Most indicators suggest that, to mix the metaphorical clichés just for the fun of it, the bubble has burst and the chickens have come home to roost.
For the last several years, the Chinese have been pumping massive borrowing into the corporate sector, mostly construction. A high-rise town after town has been going up, with most of them becoming ghost towns due to lack of demand.
Predictably last month the Chinese market crashed, wiping trillions off the economy already margined to breaking point and moaning under the weight of rapidly multiplying derivatives.
In response the Chinese declared they were abandoning their export-based economic model. Then they belied their declaration by unpegging the yuan from the dollar and thrice devaluing it this week.
Such measures usually point at a desperate attempt to lower unit costs even further and make exports even cheaper – this against the background of rapidly declining Chinese exports.
In a parallel development China has cut her interest rates by 1.25% to a record low. This, as most economists (including those in China) agree, is way too excessive and evidently desperate.

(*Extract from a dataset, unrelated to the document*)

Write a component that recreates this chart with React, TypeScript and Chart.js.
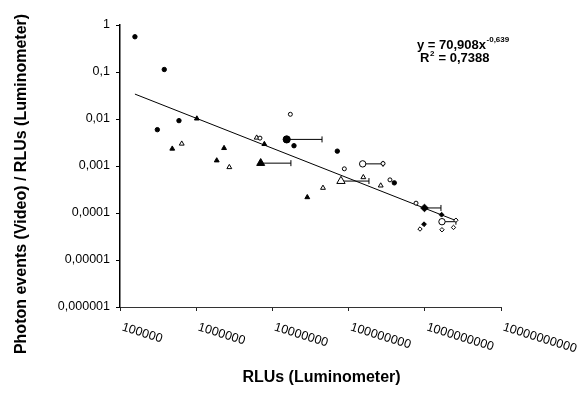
import React, { useEffect, useRef } from 'react';
import { Chart, registerables } from 'chart.js';

Chart.register(...registerables);

// ---- axis ticks ----
const xTickValues = [1e5, 1e6, 1e7, 1e8, 1e9, 1e10];
const xTickLabels = ['100000', '1000000', '10000000', '100000000', '1000000000', '10000000000'];
const yTickValues = [1e-6, 1e-5, 1e-4, 1e-3, 1e-2, 1e-1, 1];
const yTickLabels = ['0,000001', '0,00001', '0,0001', '0,001', '0,01', '0,1', '1'];

const xTitle = 'RLUs (Luminometer)';
const yTitle = 'Photon events (Video) / RLUs (Luminometer)';
const eqMain = 'y = 70,908x';
const eqExp = '-0,639';
const r2Base = 'R';
const r2Sup = '2';
const r2Rest = ' = 0,7388';

// ---- individual measurements ----
const filledCircleX = [157000, 381000, 309000, 594000, 19200000, 71100000, 398000000];
const filledCircleY = [0.562, 0.113, 0.00593, 0.00923, 0.0027, 0.00207, 0.000438];

const openCircleX = [17200000, 6870000, 87900000, 349000000, 767000000, 283000000];
const openCircleY = [0.0126, 0.00392, 0.000871, 0.000507, 0.000162, 0.00113];

const filledTriangleX = [1020000, 485000, 2320000, 1860000, 7840000, 28700000];
const filledTriangleY = [0.0102, 0.00233, 0.0024, 0.00131, 0.00292, 0.000216];

const openTriangleX = [646000, 2720000, 6220000, 46100000, 156000000, 264000000];
const openTriangleY = [0.00298, 0.000942, 0.004, 0.000342, 0.000576, 0.000383];

const filledDiamondX = [1660000000, 977000000];
const filledDiamondY = [0.000092, 0.0000577];

const openDiamondX = [865000000, 1680000000, 2380000000, 2560000000];
const openDiamondY = [0.0000456, 0.000044, 0.0000493, 0.0000703];

// ---- group means with horizontal error bars (mean .. upper) ----
const meanGroups = ['filledCircle', 'openCircle', 'filledTriangle', 'openTriangle', 'filledDiamond', 'openRound'];
const meanX = [15400000, 153000000, 7020000, 79400000, 990000000, 1680000000];
const meanY = [0.00368, 0.00111, 0.00115, 0.000478, 0.000128, 0.0000653];
const meanXHigh = [44800000, 283000000, 17500000, 185000000, 1630000000, 2560000000];

// ---- power trendline end points (as drawn) ----
const trendX = [157000, 2560000000];
const trendY = [0.0339, 0.000069];

const FONT = '"Liberation Sans", Arial, sans-serif';

const zip = (xs: number[], ys: number[]) => xs.map((x, i) => ({ x, y: ys[i] }));

const meanStyle: Record<string, { style: string; filled: boolean; r: number }> = {
  filledCircle: { style: 'circle', filled: true, r: 3.6 },
  openCircle: { style: 'circle', filled: false, r: 3.2 },
  filledTriangle: { style: 'triangle', filled: true, r: 4.6 },
  openTriangle: { style: 'triangle', filled: false, r: 4.8 },
  filledDiamond: { style: 'rectRot', filled: true, r: 3.8 },
  openRound: { style: 'circle', filled: false, r: 3.2 },
};

const textPlugin = {
  id: 'texts',
  afterDraw(chart: any) {
    const ctx = chart.ctx as CanvasRenderingContext2D;
    const xs = chart.scales.x;
    const ys = chart.scales.y;
    const area = chart.chartArea;
    ctx.save();
    ctx.fillStyle = '#000';

    // rotated x tick labels (start at the tick, slanting down-right)
    ctx.font = `12.5px ${FONT}`;
    ctx.textAlign = 'left';
    ctx.textBaseline = 'top';
    xTickValues.forEach((v, i) => {
      const px = xs.getPixelForValue(v);
      ctx.save();
      ctx.translate(px + 4, area.bottom + 14);
      ctx.rotate((17 * Math.PI) / 180);
      ctx.fillText(xTickLabels[i], 0, 0);
      ctx.restore();
    });

    // axis titles
    ctx.font = `bold 16px ${FONT}`;
    ctx.textAlign = 'center';
    ctx.textBaseline = 'middle';
    ctx.fillText(xTitle, (area.left + area.right) / 2 + 11, area.bottom + 71);
    ctx.save();
    ctx.translate(22, (area.top + area.bottom) / 2 + 18);
    ctx.rotate(-Math.PI / 2);
    ctx.fillText(yTitle, 0, 0);
    ctx.restore();

    // trendline equation
    ctx.textAlign = 'left';
    ctx.textBaseline = 'alphabetic';
    const ex = area.right - 84;
    ctx.font = `bold 13px ${FONT}`;
    ctx.fillText(eqMain, ex, area.top + 24);
    const w1 = ctx.measureText(eqMain).width;
    ctx.font = `bold 8px ${FONT}`;
    ctx.fillText(eqExp, ex + w1 + 0.5, area.top + 17);

    const rx = ex + 3;
    ctx.font = `bold 13px ${FONT}`;
    ctx.fillText(r2Base, rx, area.top + 37);
    const wr = ctx.measureText(r2Base).width;
    ctx.font = `bold 8px ${FONT}`;
    ctx.fillText(r2Sup, rx + wr + 0.5, area.top + 31);
    const ws = ctx.measureText(r2Sup).width;
    ctx.font = `bold 13px ${FONT}`;
    ctx.fillText(r2Rest, rx + wr + ws + 1, area.top + 37);

    ctx.restore();
  },
};

export default function App() {
  const ref = useRef<HTMLCanvasElement>(null);

  useEffect(() => {
    if (!ref.current) return;

    const marker = (data: any[], style: string, filled: boolean, r: number, order: number) => ({
      type: 'scatter',
      data,
      pointStyle: style,
      pointRadius: r,
      pointBackgroundColor: filled ? '#000' : '#fff',
      pointBorderColor: '#000',
      pointBorderWidth: 1,
      showLine: false,
      order,
    });

    const datasets: any[] = [
      ...meanGroups.map((g, i) => {
        const s = meanStyle[g];
        return marker([{ x: meanX[i], y: meanY[i] }], s.style, s.filled, s.r, 0);
      }),
      marker(zip(filledCircleX, filledCircleY), 'circle', true, 2.2, 1),
      marker(zip(openCircleX, openCircleY), 'circle', false, 2.0, 1),
      marker(zip(filledTriangleX, filledTriangleY), 'triangle', true, 2.8, 1),
      marker(zip(openTriangleX, openTriangleY), 'triangle', false, 2.8, 1),
      marker(zip(filledDiamondX, filledDiamondY), 'rectRot', true, 2.4, 1),
      marker(zip(openDiamondX, openDiamondY), 'rectRot', false, 2.2, 1),
      {
        type: 'scatter',
        data: zip(trendX, trendY),
        showLine: true,
        borderColor: '#000',
        borderWidth: 1,
        pointRadius: 0,
        order: 2,
      },
      ...meanGroups.map((g, i) => ({
        type: 'scatter',
        data: [
          { x: meanX[i], y: meanY[i] },
          { x: meanXHigh[i], y: meanY[i] },
        ],
        showLine: true,
        borderColor: '#000',
        borderWidth: 1,
        pointStyle: 'line',
        pointRotation: 90,
        pointRadius: [0, 3],
        pointBorderColor: '#000',
        pointBorderWidth: 1,
        order: 3,
      })),
    ];

    const chart = new Chart(ref.current, {
      type: 'scatter',
      data: { datasets },
      options: {
        responsive: false,
        animation: false,
        events: [],
        layout: { padding: { top: 25, right: 81, left: 0, bottom: 0 } },
        plugins: { legend: { display: false }, tooltip: { enabled: false } },
        scales: {
          x: {
            type: 'logarithmic',
            min: 1e5,
            max: 1e10,
            afterBuildTicks: (s: any) => {
              s.ticks = xTickValues.map((v) => ({ value: v }));
            },
            afterFit: (s: any) => {
              s.height = 98;
            },
            ticks: { display: false },
            grid: { drawOnChartArea: false, drawTicks: true, tickLength: 4, color: '#222', lineWidth: 1 },
            border: { display: true, color: '#333', width: 1 },
          },
          y: {
            type: 'logarithmic',
            min: 1e-6,
            max: 1,
            afterBuildTicks: (s: any) => {
              s.ticks = yTickValues.map((v) => ({ value: v }));
            },
            afterFit: (s: any) => {
              s.width = 120;
            },
            ticks: {
              color: '#000',
              padding: 6,
              font: { family: FONT, size: 12.5 },
              callback: (value: any) => {
                let best = 0;
                yTickValues.forEach((v, i) => {
                  if (Math.abs(Math.log10(v) - Math.log10(value)) < Math.abs(Math.log10(yTickValues[best]) - Math.log10(value))) best = i;
                });
                return yTickLabels[best];
              },
            },
            grid: { drawOnChartArea: false, drawTicks: true, tickLength: 4, color: '#000', lineWidth: 1 },
            border: { display: true, color: '#000', width: 1.5 },
          },
        },
      },
      plugins: [textPlugin],
    } as any);

    return () => chart.destroy();
  }, []);

  return (
    <div style={{ position: 'absolute', left: 0, top: 0, width: 582, height: 405, background: '#fff' }}>
      <canvas ref={ref} width={582} height={405} style={{ width: 582, height: 405, display: 'block' }} />
    </div>
  );
}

The communists also lie about their annual growth rate or, to be charitable, fail to measure it properly. They claim a current figure of 7%, but in reality it’s closer to 3%. This would be respectable for most Western economies, and unachievable for the EU, but for China it represents a massive slowdown from almost 15% a decade ago.
The signs are that China is incapable of managing the slowdown properly – and that, unlike her communist, slave-owning government, solid economic theory doesn’t lie. The danger is that the slowdown could turn into a meltdown, putting us all at deadly risk.
Hence a principled refusal to admit communist China into a global economy would have been both practical and moral – and Realpolitik be damned.